Your discourse on the Malayan Emergency is indeed relevant.

The record of terror-related events pre and post independence is long and varied.

The Japanese Occupation was chosen as the Fall of Singapore, which heralded the start of the period, is also the day when Total Defence is observed in Singapore.

Confrontation and SARS were picked to represent man-made and natural calamities respectively. Astute readers would probably recognise that these are situations that could recur, if we are not careful.

Best regards,


Chew said...

Dear David,

Noted and thank you for your reply. As your article seemed to be focused mainly on possible terror attacks on Singapore, I thought that the most relevant experience that Singapore had faced in the past would be the Malayan Emergency with its litany of murders, assassinations, arson and bomb attacks by the Communist Terrorists ("CT").

I don't think that the Japanese Occupation and Confrontation are similar to the possible terrorist threat of ISIS or its ilk. Both the Japanese invasion and Indonesian confrontation were more like conventional wars with foreign invaders coupled with specific intentions.

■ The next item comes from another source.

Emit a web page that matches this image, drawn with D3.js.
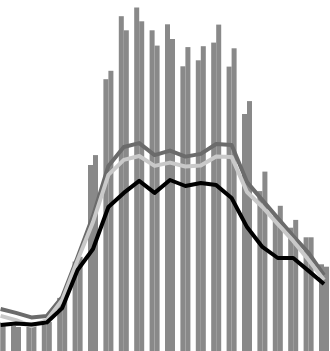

I would like to mention that in any event, any counter-terrorism strategy would have to be very long term. The Malayan Emergency lasted 12 years (1948-1960), the Communist Insurgency War in Malaysia lasted 22 years (1967-1989), the IRA campaign in the UK lasted 28 years (1969-1997) and the USA War on Terror has probably been ongoing since the Sept 11, 2001 attacks. We are looking at a possible generational counter terrorism campaign which may last one to two generations.